Overall, the business problem is partially addressed. The system is strong enough for structured monitoring and prioritisation, but not yet suitable for fully automated, high-stakes policy decisions.

4.3 Limitations, Biases, Ethical Considerations¶

Our analysis has several limitations.

Firstly, data coverage is constrained. The job dataset is derived from a short MyCareersFuture snapshot, which may capture temporary demand patterns rather than stable labour-market demand. Job-role filtering is rule-based (e.g. minimum_years_experience and keyword exclusions), which can introduce false positives and false negatives. Job skills also depend on employer-entered fields with uneven quality, potentially overrepresenting generic soft skills and undercapturing technical requirements expressed in free text. Module coverage is limited to three universities and catalogue-level descriptions, without full syllabus or assessment evidence.

Secondly, modelling choices introduce uncertainty. STEM scope classification combines metadata and semantic rules and may misclassify edge cases, especially for interdisciplinary modules. Canonical mapping improves consistency, but it may collapse distinctions that matter in practice or maintain distinctions that are not meaningful to employers. Hence, output quality remains sensitive to taxonomy design, extraction thresholds, and mapping logic.

Thirdly, interpretation should remain cautious. Module-job similarity is a relevance signal, not causal evidence of programme effectiveness or graduate readiness. High alignment does not guarantee employment outcomes, and low alignment does not imply low educational value. Our analysis was conducted at module level rather than across a student’s full programme pathway. In practice, programme structures, specialisations, and elective combinations vary across universities and are difficult to collect consistently, although they may matter more for employability than any single module.

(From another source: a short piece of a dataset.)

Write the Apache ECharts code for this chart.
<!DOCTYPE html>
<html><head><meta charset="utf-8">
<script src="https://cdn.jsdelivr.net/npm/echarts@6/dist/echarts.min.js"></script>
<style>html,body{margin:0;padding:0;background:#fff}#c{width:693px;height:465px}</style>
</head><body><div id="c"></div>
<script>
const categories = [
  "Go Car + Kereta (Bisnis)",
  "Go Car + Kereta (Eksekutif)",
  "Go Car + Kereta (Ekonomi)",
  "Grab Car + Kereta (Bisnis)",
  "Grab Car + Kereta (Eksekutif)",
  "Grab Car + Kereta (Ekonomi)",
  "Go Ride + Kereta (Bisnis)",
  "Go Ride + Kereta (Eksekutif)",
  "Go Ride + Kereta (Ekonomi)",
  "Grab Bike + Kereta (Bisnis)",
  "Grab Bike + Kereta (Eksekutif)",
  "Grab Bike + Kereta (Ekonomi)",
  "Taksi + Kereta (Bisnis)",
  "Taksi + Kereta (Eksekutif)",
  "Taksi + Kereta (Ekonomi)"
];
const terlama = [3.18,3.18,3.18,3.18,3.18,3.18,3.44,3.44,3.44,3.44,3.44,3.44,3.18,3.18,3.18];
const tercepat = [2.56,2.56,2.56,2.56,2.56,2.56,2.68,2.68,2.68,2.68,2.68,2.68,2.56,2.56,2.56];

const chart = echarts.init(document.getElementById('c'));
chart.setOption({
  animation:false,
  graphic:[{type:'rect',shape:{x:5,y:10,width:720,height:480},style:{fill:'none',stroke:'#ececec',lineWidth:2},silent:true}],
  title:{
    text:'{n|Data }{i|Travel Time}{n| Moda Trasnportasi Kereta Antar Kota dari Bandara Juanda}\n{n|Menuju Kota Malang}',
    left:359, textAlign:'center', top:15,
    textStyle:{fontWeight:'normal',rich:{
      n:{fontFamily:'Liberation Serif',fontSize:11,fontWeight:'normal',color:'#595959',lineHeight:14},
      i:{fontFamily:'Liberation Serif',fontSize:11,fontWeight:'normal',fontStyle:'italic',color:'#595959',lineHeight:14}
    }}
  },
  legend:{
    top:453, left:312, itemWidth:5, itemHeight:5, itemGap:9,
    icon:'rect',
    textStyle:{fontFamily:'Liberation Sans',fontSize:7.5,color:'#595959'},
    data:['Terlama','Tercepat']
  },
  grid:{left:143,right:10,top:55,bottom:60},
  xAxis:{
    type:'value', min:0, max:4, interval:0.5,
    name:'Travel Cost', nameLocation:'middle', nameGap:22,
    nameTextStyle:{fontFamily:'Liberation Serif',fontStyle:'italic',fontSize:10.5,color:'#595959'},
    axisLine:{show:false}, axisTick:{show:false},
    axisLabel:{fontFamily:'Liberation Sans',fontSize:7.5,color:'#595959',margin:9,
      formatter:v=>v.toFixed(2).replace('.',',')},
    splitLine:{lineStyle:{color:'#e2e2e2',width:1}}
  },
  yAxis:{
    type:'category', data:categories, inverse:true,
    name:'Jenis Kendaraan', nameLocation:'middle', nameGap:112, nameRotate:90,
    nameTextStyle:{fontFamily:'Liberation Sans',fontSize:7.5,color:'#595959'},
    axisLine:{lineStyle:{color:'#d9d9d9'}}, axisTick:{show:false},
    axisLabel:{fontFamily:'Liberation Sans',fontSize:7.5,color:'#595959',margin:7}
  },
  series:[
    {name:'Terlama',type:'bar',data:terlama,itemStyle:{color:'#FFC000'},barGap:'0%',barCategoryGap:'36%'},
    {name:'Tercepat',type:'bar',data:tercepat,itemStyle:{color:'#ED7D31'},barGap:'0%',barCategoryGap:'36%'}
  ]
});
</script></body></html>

Lastly, labour-market bias and interpretation risks are important considerations. Employer language in job ads should not be treated as an objective labour-market truth. A skill-overlap framing may favour domains with standardised technical vocabulary and understate strengths in humanities or interdisciplinary programmes. If interpreted narrowly, the framework could encourage overreaction to short-term demand and underinvestment in broader, transferable capabilities. Human review, periodic taxonomy audits, and discipline-specific interpretation are therefore necessary before policy implementation.

4.4 Recommendations¶

Our project has the potential to create business value for MOE HEPD and universities. The appropriate next step is staged deployment rather than immediate full-scale operationalisation.

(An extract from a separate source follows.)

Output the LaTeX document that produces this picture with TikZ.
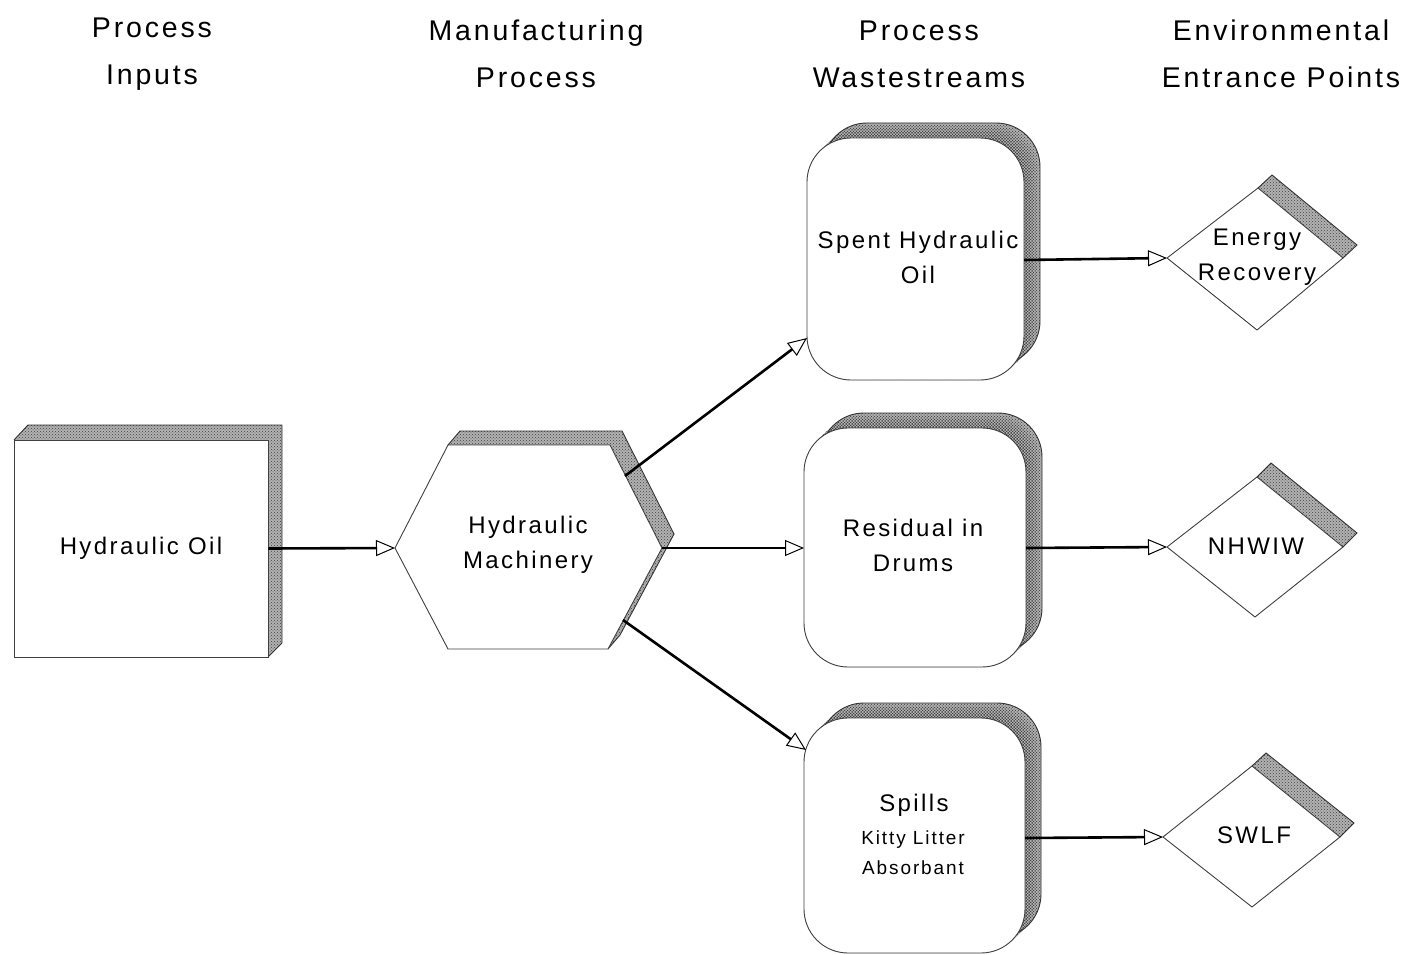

We should first deploy the system as an internal decision-support tool through a controlled pilot (e.g. STEM-focused or selected faculties). Expansion should proceed only if key conditions are met over repeated refresh cycles: low and stable empty-module rates, reproducible outputs, and analyst validation that sampled matches are substantively plausible and useful for policy workflow.

Next, high-impact data constraints should be addressed before broader rollout. Job data should be expanded beyond a one-week single-source snapshot to include additional job portals (e.g. LinkedIn, Careers@Gov) and a longer time horizon. Graduate role labelling should move beyond simple experience filters, and job-side extraction should incorporate richer free-text signals. On the curriculum side, incorporating more detailed syllabus and assessment information (where feasible) is likely to improve alignment quality more than further tuning of scoring weights alone.

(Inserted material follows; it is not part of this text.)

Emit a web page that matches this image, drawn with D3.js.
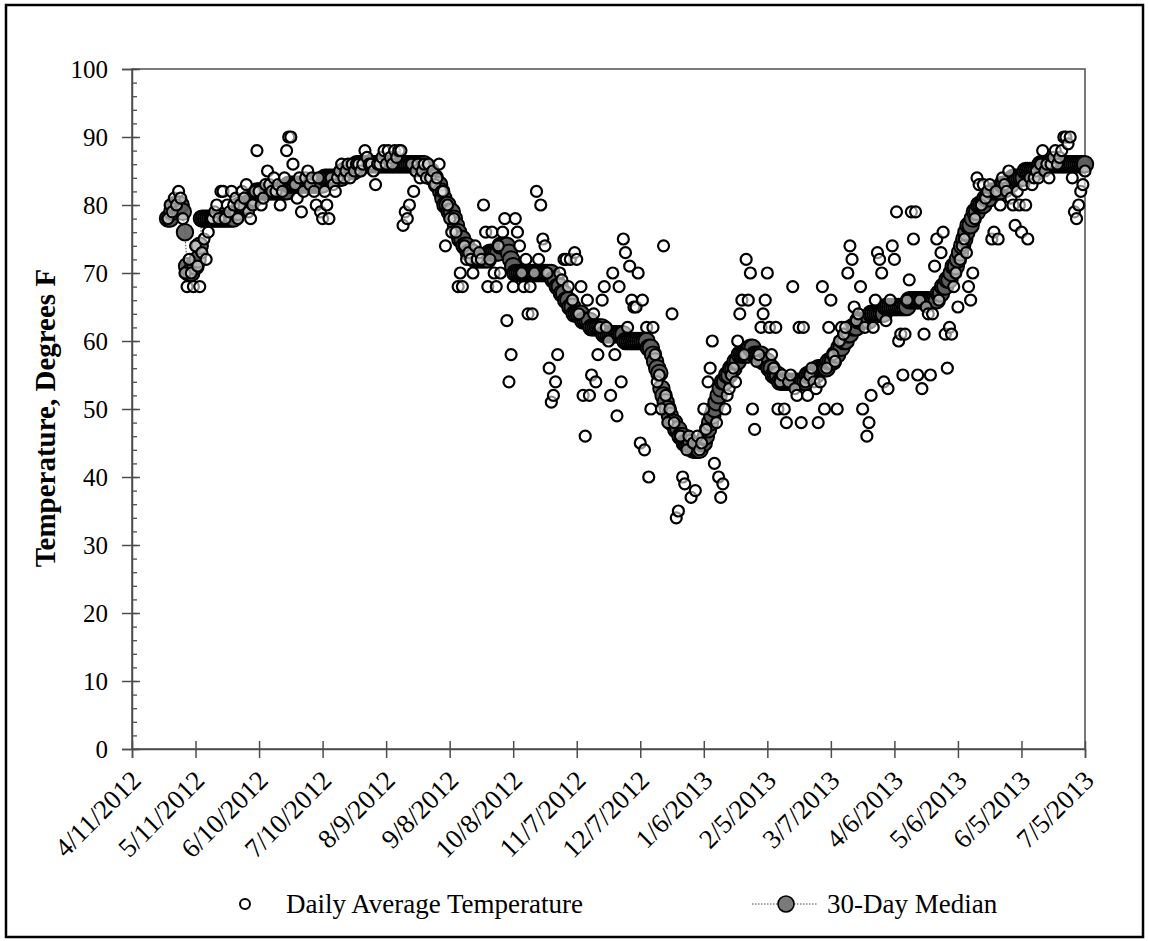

From a cost perspective, deployment is feasible but requires deliberate investment in ingestion automation, workflow orchestration, quality checks, reporting interfaces, and ongoing taxonomy maintenance. These costs are justified if the system reduces manual audit burden and improves the timeliness of curriculum-risk detection. If pilot criteria are not met after planned iterations, the project should be narrowed to exploratory analytics or closed. If criteria are met, the system should be institutionalised as a recurring monitoring capability that informs, but does not replace, expert policy judgment.